Solution: AI algorithms, particularly those employing machine learning and anomaly detection techniques, are well-suited for continuous battery performance monitoring. These algorithms can learn from vast datasets, recognizing patterns of regular operation and flagging deviations that may indicate the onset of a fault. By detecting anomalies early, the system can trigger preventative measures such as reducing the charging rate, adjusting thermal management, or initiating a controlled shutdown if necessary. This proactive approach helps mitigate the risk of dangerous failures. However, ensuring that these AI models are accurate and do not generate false positives is crucial. False alarms can lead to unnecessary shutdowns or performance restrictions, frustrating users and reducing confidence in the system.
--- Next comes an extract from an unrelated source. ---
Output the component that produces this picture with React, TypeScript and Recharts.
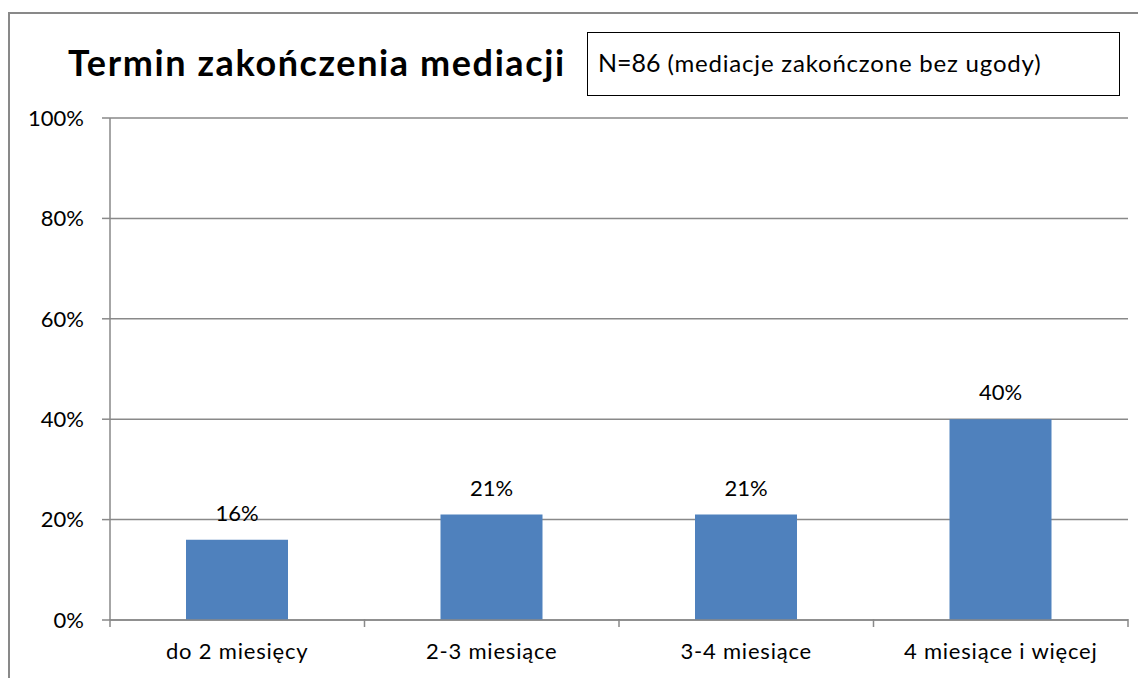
import React from "react";
import { BarChart, Bar, XAxis, YAxis, CartesianGrid, LabelList } from "recharts";

const categories = ["do 2 miesięcy", "2-3 miesiące", "3-4 miesiące", "4 miesiące i więcej"];
const values = [16, 21, 21, 40];
const yTicks = [0, 20, 40, 60, 80, 100];
const titleText = "Termin zakończenia mediacji";
const noteN = "N=86";
const noteText = " (mediacje zakończone bez ugody)";

const data = categories.map((c, i) => ({ name: c, value: values[i] }));

const FONT = "Lato, 'Open Sans', sans-serif";
const GRAY = "#898989";

const XTick = (props: any) => {
  const { x, y, payload, index } = props;
  const off = payload && typeof payload.offset === "number" ? payload.offset : 0;
  return (
    <g>
      <line x1={x - off} x2={x - off} y1={y - 9} y2={y - 1} stroke={GRAY} strokeWidth={1.5} />
      {index === categories.length - 1 && (
        <line x1={x + off} x2={x + off} y1={y - 9} y2={y - 1} stroke={GRAY} strokeWidth={1.5} />
      )}
      <text
        x={x}
        y={y + 31}
        textAnchor="middle"
        fontSize={22}
        fill="#000"
        fontFamily={FONT}
        letterSpacing={0.8}
      >
        {payload.value}
      </text>
    </g>
  );
};

export default function App() {
  return (
    <div style={{ position: "relative", width: 1138, height: 670, overflow: "hidden", fontFamily: FONT }}>
      <div
        style={{
          position: "absolute",
          left: 0,
          top: 4,
          width: 1300,
          height: 800,
          border: `2px solid ${GRAY}`,
          boxSizing: "border-box",
        }}
      />
      <BarChart
        width={1138}
        height={670}
        data={data}
        margin={{ top: 110, right: 18, left: 0, bottom: 0 }}
        barCategoryGap="30%"
      >
        <CartesianGrid vertical={false} stroke={GRAY} strokeWidth={1.5} />
        <XAxis
          dataKey="name"
          axisLine={{ stroke: GRAY, strokeWidth: 1.5 }}
          tickLine={false}
          tick={<XTick />}
          height={58}
          interval={0}
        />
        <YAxis
          domain={[0, 100]}
          ticks={yTicks}
          tickFormatter={(v: number) => `${v}%`}
          width={102}
          axisLine={{ stroke: GRAY, strokeWidth: 1.5 }}
          tickLine={{ stroke: GRAY, strokeWidth: 1.5 }}
          tickSize={8}
          tickMargin={18}
          tick={{ fill: "#000", fontSize: 22, fontFamily: FONT }}
        />
        <Bar dataKey="value" fill="#4F81BD" isAnimationActive={false} barSize={102}>
          <LabelList
            dataKey="value"
            position="top"
            offset={19}
            formatter={(v: any) => `${v}%`}
            style={{ fill: "#000", fontSize: 22, fontFamily: FONT }}
          />
        </Bar>
      </BarChart>
      <div
        style={{
          position: "absolute",
          left: 60,
          top: 32,
          fontSize: 36,
          fontWeight: 700,
          color: "#000",
          whiteSpace: "nowrap",
          lineHeight: "44px",
          letterSpacing: 1.6,
        }}
      >
        {titleText}
      </div>
      <div
        style={{
          position: "absolute",
          left: 579,
          top: 24,
          width: 533,
          height: 64,
          border: "1.5px solid #000",
          boxSizing: "border-box",
          background: "#fff",
          paddingLeft: 10,
          paddingTop: 14,
          whiteSpace: "nowrap",
          color: "#000",
          lineHeight: "30px",
        }}
      >
        <span style={{ fontSize: 25 }}>{noteN}</span>
        <span style={{ fontSize: 24, letterSpacing: 0.8 }}>{noteText}</span>
      </div>
    </div>
  );
}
As such, ongoing refinement of AI models is needed to strike the right balance between safety and operational efficiency, ensuring the highest level of protection without compromising performance.

final thoughts

While AI holds significant promise for optimizing LiFePO4 batteries in electric vehicles, the journey is filled with technical and operational challenges. From accurately predicting battery degradation to managing fast charging and ensuring safety, AI must be able to handle a variety of complex, real-time variables to deliver meaningful results. Integrating AI with battery management systems offers exciting opportunities for the future of electric vehicles, but overcoming these challenges will require ongoing research, collaboration, and innovation in both battery technology and artificial intelligence. As the technology continues to evolve, we can expect smarter, safer, and more efficient EVs powered by optimized LiFePO4 batteries.